The Environmental Protection Agency's data show that emissions of what
are considered the six main greenhouses gases fell 6.1% in 2009 from their 2008
levels.
Yes, levels increased by 7.3% from 1990 to 2009. But the average annual
rate of increase since 1990 has been a mere 0.4%, a data point that doesn't
seem worthy of the high-intensity hysteria that's been spread by the alarmists.
In the same year greenhouse emissions fell, the EPA, which should be an
acronym for Eternally Panicked and Alarmed, determined "that climate
change caused by emissions of greenhouse gases threatens the public's health
and the environment." Regarding politics to be more important than
science, it has taken it upon itself to regulate carbon dioxide as a
"pollutant."
"Climate change is happening now," the EPA has claimed,
"and humans are contributing to it."
This is the same EPA, it was revealed in congressional testimony last
week, that ignores the negative impact its regulations have on jobs, even
though an executive order requires EPA rule makers to protect job creation. And
it's the same EPA that plans to regulate CO2 without congressional approval.
If the agency is so keen on regulating carbon dioxide, maybe it should
turn its attention to China ,
which has surpassed the U.S.
in CO2 emissions. While U.S.
greenhouse gas emissions increased 7.3% from 1990 to 2009, China 's carbon
dioxide emissions have soared roughly 175% since 1999. If CO2 emissions must be
cut, then China
is where the cutting has to start.
If not, it doesn't matter what the U.S. does. For every part per
million of carbon dioxide that Americans cut, China, and its ever-burgeoning
population and growing economy, will be pumping out even more.
Fortunately, there's no reason for any nation to cut its carbon dioxide
emissions. CO2 is not a pollutant in the usual sense.

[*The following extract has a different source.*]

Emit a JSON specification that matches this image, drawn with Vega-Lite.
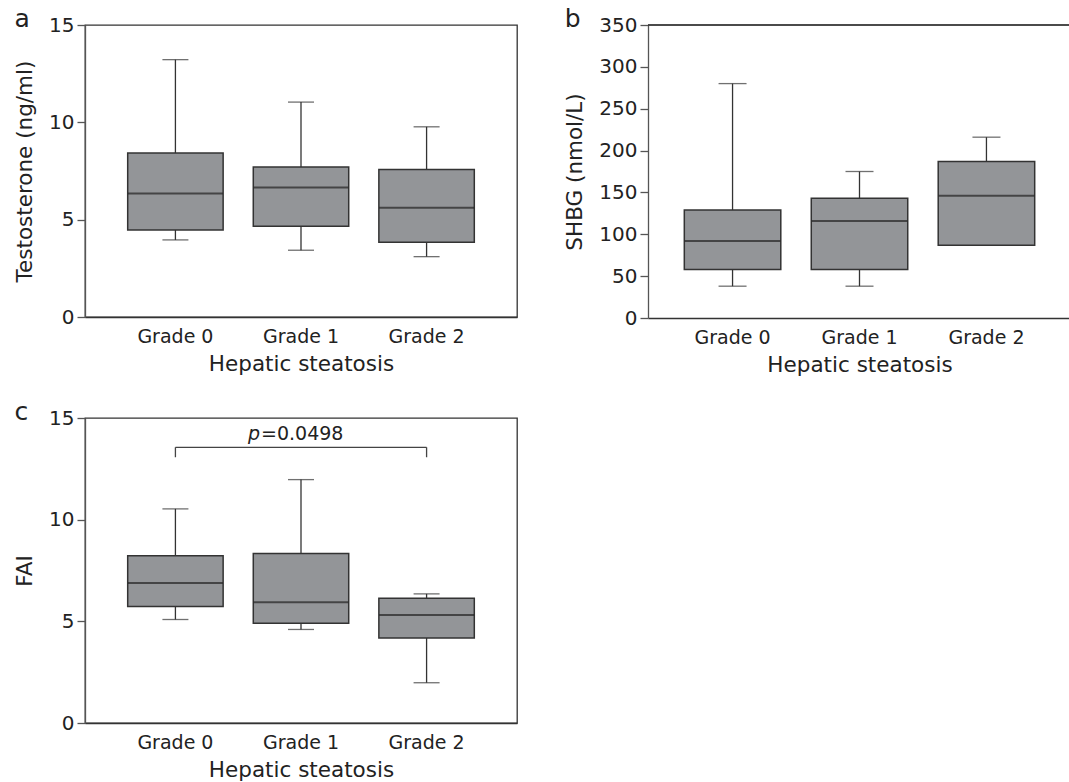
{
  "$schema": "https://vega.github.io/schema/vega-lite/v6.json",
  "padding": {"left": 13, "top": 6, "right": 0, "bottom": 0},
  "config": {
    "font": "DejaVu Sans",
    "view": {"stroke": "#333", "strokeWidth": 1.3},
    "axis": {
      "grid": false,
      "domainColor": "#555",
      "domainWidth": 1.3,
      "tickColor": "#555",
      "labelFont": "DejaVu Sans",
      "titleFont": "DejaVu Sans",
      "labelColor": "#222",
      "titleColor": "#222",
      "labelFontSize": 19,
      "titleFontSize": 21.5,
      "titleFontWeight": "normal"
    },
    "axisY": {"tickSize": 8, "tickWidth": 1.3, "labelPadding": 3, "titlePadding": 12, "labelFontSize": 20},
    "axisX": {"ticks": false, "tickSize": 0, "labelAngle": 0, "labelPadding": 10, "titlePadding": 7, "domainColor": "#333"},
    "title": {"fontSize": 25, "fontWeight": "normal", "color": "#222", "anchor": "start", "frame": "bounds", "offset": 0, "baseline": "alphabetic", "dy": 21}
  },
  "datasets": {
    "testosterone": [
      {"grade": "Grade 0", "min": 3.96, "q1": 4.47, "median": 6.34, "q3": 8.42, "max": 13.22},
      {"grade": "Grade 1", "min": 3.43, "q1": 4.66, "median": 6.65, "q3": 7.70, "max": 11.04},
      {"grade": "Grade 2", "min": 3.10, "q1": 3.84, "median": 5.61, "q3": 7.58, "max": 9.77}
    ],
    "shbg": [
      {"grade": "Grade 0", "min": 38, "q1": 58, "median": 92, "q3": 129, "max": 280},
      {"grade": "Grade 1", "min": 38, "q1": 58, "median": 116, "q3": 143, "max": 175},
      {"grade": "Grade 2", "min": 87, "q1": 87, "median": 146, "q3": 187, "max": 216}
    ],
    "fai": [
      {"grade": "Grade 0", "min": 5.09, "q1": 5.73, "median": 6.88, "q3": 8.22, "max": 10.53},
      {"grade": "Grade 1", "min": 4.60, "q1": 4.91, "median": 5.94, "q3": 8.33, "max": 11.97},
      {"grade": "Grade 2", "min": 1.98, "q1": 4.18, "median": 5.31, "q3": 6.14, "max": 6.35}
    ],
    "bracket": [
      {"from": "Grade 0", "to": "Grade 2", "mid": "Grade 1", "top": 13.56, "leg": 13.07, "labelY": 13.9, "pSym": "p", "pVal": "=0.0498"}
    ]
  },
  "spacing": 23,
  "vconcat": [
    {
      "spacing": 46,
      "hconcat": [
        {
          "title": {"text": "a"},
          "width": 432,
          "height": 292,
          "data": {"name": "testosterone"},
          "encoding": {
            "x": {"field": "grade", "type": "nominal", "scale": {"paddingInner": 0.24, "paddingOuter": 0.34}, "axis": {"title": "Hepatic steatosis"}}
          },
          "layer": [
            {"mark": {"type": "rule", "color": "#333", "strokeWidth": 1.3},
             "encoding": {"y": {"field": "min", "type": "quantitative", "title": "Testosterone (ng/ml)", "scale": {"domain": [0, 15], "nice": false}, "axis": {"values": [0, 5, 10, 15]}}, "y2": {"field": "max"}}},
            {"mark": {"type": "tick", "color": "#333", "thickness": 1.3, "size": 26},
             "encoding": {"y": {"field": "min", "type": "quantitative", "title": "Testosterone (ng/ml)", "scale": {"domain": [0, 15], "nice": false}}}},
            {"mark": {"type": "tick", "color": "#333", "thickness": 1.3, "size": 26},
             "encoding": {"y": {"field": "max", "type": "quantitative", "title": "Testosterone (ng/ml)", "scale": {"domain": [0, 15], "nice": false}}}},
            {"mark": {"type": "bar", "fill": "#939598", "stroke": "#333", "strokeWidth": 1.5, "width": {"band": 1}},
             "encoding": {"y": {"field": "q1", "type": "quantitative", "title": "Testosterone (ng/ml)", "scale": {"domain": [0, 15], "nice": false}}, "y2": {"field": "q3"}}},
            {"mark": {"type": "tick", "color": "#222", "thickness": 2, "size": 95},
             "encoding": {"y": {"field": "median", "type": "quantitative", "title": "Testosterone (ng/ml)", "scale": {"domain": [0, 15], "nice": false}}}}
          ]
        },
        {
          "title": {"text": "b"},
          "width": 423,
          "height": 293,
          "view": {"stroke": null},
          "data": {"name": "shbg"},
          "layer": [
            {"mark": {"type": "rule", "color": "#333", "strokeWidth": 1.2},
             "encoding": {"y": {"datum": 350, "type": "quantitative", "title": "SHBG (nmol/L)", "scale": {"domain": [0, 350], "nice": false}, "axis": {"values": [0, 50, 100, 150, 200, 250, 300, 350]}}}},
            {"mark": {"type": "rule", "color": "#333", "strokeWidth": 1.3},
             "encoding": {
               "x": {"field": "grade", "type": "nominal", "scale": {"paddingInner": 0.24, "paddingOuter": 0.286}, "axis": {"title": "Hepatic steatosis"}},
               "y": {"field": "min", "type": "quantitative", "title": "SHBG (nmol/L)", "scale": {"domain": [0, 350], "nice": false}}, "y2": {"field": "max"}}},
            {"mark": {"type": "tick", "color": "#333", "thickness": 1.3, "size": 28},
             "encoding": {
               "x": {"field": "grade", "type": "nominal"},
               "y": {"field": "min", "type": "quantitative", "title": "SHBG (nmol/L)", "scale": {"domain": [0, 350], "nice": false}}}},
            {"mark": {"type": "tick", "color": "#333", "thickness": 1.3, "size": 28},
             "encoding": {
               "x": {"field": "grade", "type": "nominal"},
               "y": {"field": "max", "type": "quantitative", "title": "SHBG (nmol/L)", "scale": {"domain": [0, 350], "nice": false}}}},
            {"mark": {"type": "bar", "fill": "#939598", "stroke": "#333", "strokeWidth": 1.5, "width": {"band": 1}},
             "encoding": {
               "x": {"field": "grade", "type": "nominal"},
               "y": {"field": "q1", "type": "quantitative", "title": "SHBG (nmol/L)", "scale": {"domain": [0, 350], "nice": false}}, "y2": {"field": "q3"}}},
            {"mark": {"type": "tick", "color": "#222", "thickness": 2, "size": 96},
             "encoding": {
               "x": {"field": "grade", "type": "nominal"},
               "y": {"field": "median", "type": "quantitative", "title": "SHBG (nmol/L)", "scale": {"domain": [0, 350], "nice": false}}}}
          ]
        }
      ]
    },
    {
      "title": {"text": "c"},
      "width": 432,
      "height": 305,
      "encoding": {
        "x": {"field": "grade", "type": "nominal", "scale": {"paddingInner": 0.24, "paddingOuter": 0.34}, "axis": {"title": "Hepatic steatosis"}}
      },
      "layer": [
        {"data": {"name": "fai"}, "mark": {"type": "rule", "color": "#333", "strokeWidth": 1.3},
         "encoding": {"y": {"field": "min", "type": "quantitative", "title": "FAI", "scale": {"domain": [0, 15], "nice": false}, "axis": {"values": [0, 5, 10, 15]}}, "y2": {"field": "max"}}},
        {"data": {"name": "fai"}, "mark": {"type": "tick", "color": "#333", "thickness": 1.3, "size": 26},
         "encoding": {"y": {"field": "min", "type": "quantitative", "title": "FAI", "scale": {"domain": [0, 15], "nice": false}}}},
        {"data": {"name": "fai"}, "mark": {"type": "tick", "color": "#333", "thickness": 1.3, "size": 26},
         "encoding": {"y": {"field": "max", "type": "quantitative", "title": "FAI", "scale": {"domain": [0, 15], "nice": false}}}},
        {"data": {"name": "fai"}, "mark": {"type": "bar", "fill": "#939598", "stroke": "#333", "strokeWidth": 1.5, "width": {"band": 1}},
         "encoding": {"y": {"field": "q1", "type": "quantitative", "title": "FAI", "scale": {"domain": [0, 15], "nice": false}}, "y2": {"field": "q3"}}},
        {"data": {"name": "fai"}, "mark": {"type": "tick", "color": "#222", "thickness": 2, "size": 95},
         "encoding": {"y": {"field": "median", "type": "quantitative", "title": "FAI", "scale": {"domain": [0, 15], "nice": false}}}},
        {"data": {"name": "bracket"}, "mark": {"type": "rule", "color": "#444", "strokeWidth": 1.3},
         "encoding": {"x": {"field": "from", "type": "nominal"}, "x2": {"field": "to"}, "y": {"field": "top", "type": "quantitative", "title": "FAI", "scale": {"domain": [0, 15], "nice": false}}}},
        {"data": {"name": "bracket"}, "mark": {"type": "rule", "color": "#444", "strokeWidth": 1.3},
         "encoding": {"x": {"field": "from", "type": "nominal"}, "y": {"field": "leg", "type": "quantitative", "title": "FAI", "scale": {"domain": [0, 15], "nice": false}}, "y2": {"field": "top"}}},
        {"data": {"name": "bracket"}, "mark": {"type": "rule", "color": "#444", "strokeWidth": 1.3},
         "encoding": {"x": {"field": "to", "type": "nominal"}, "y": {"field": "leg", "type": "quantitative", "title": "FAI", "scale": {"domain": [0, 15], "nice": false}}, "y2": {"field": "top"}}},
        {"data": {"name": "bracket"}, "mark": {"type": "text", "fontSize": 19, "fontStyle": "italic", "color": "#222", "align": "right", "baseline": "alphabetic", "dx": -41},
         "encoding": {"x": {"field": "mid", "type": "nominal"}, "y": {"field": "labelY", "type": "quantitative", "title": "FAI", "scale": {"domain": [0, 15], "nice": false}}, "text": {"field": "pSym"}}},
        {"data": {"name": "bracket"}, "mark": {"type": "text", "fontSize": 19, "color": "#222", "align": "left", "baseline": "alphabetic", "dx": -40},
         "encoding": {"x": {"field": "mid", "type": "nominal"}, "y": {"field": "labelY", "type": "quantitative", "title": "FAI", "scale": {"domain": [0, 15], "nice": false}}, "text": {"field": "pVal"}}}
      ]
    }
  ]
}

It is, in the words of
John R. Christy, a professor of atmospheric sciences at the University of Alabama ,
"a plant food."
"The green world we see around us would disappear if not for
atmospheric CO2," Christy says.
"These plants largely evolved at a time when the atmospheric CO2
concentration was many times what it is today," he adds. "Indeed,
numerous studies indicate the present biosphere is being invigorated by the
human-induced rise of CO2."
It is because of its presence in everything from breathing to driving
to manufacturing to reading at home under the lights that CO2 makes a strong
leverage point for those who want bureaucratic control over the rest of us,
says Richard S. Lindzen, a professor of atmospheric science at the Massachusetts
Institute of Technology.
And if CO2 continues to fall, or remains nearly flat, what will the
alarmists do? Will environmentalists find a new bogeyman? They will. But they
better hurry. The time they have left to demonize CO2 is running short.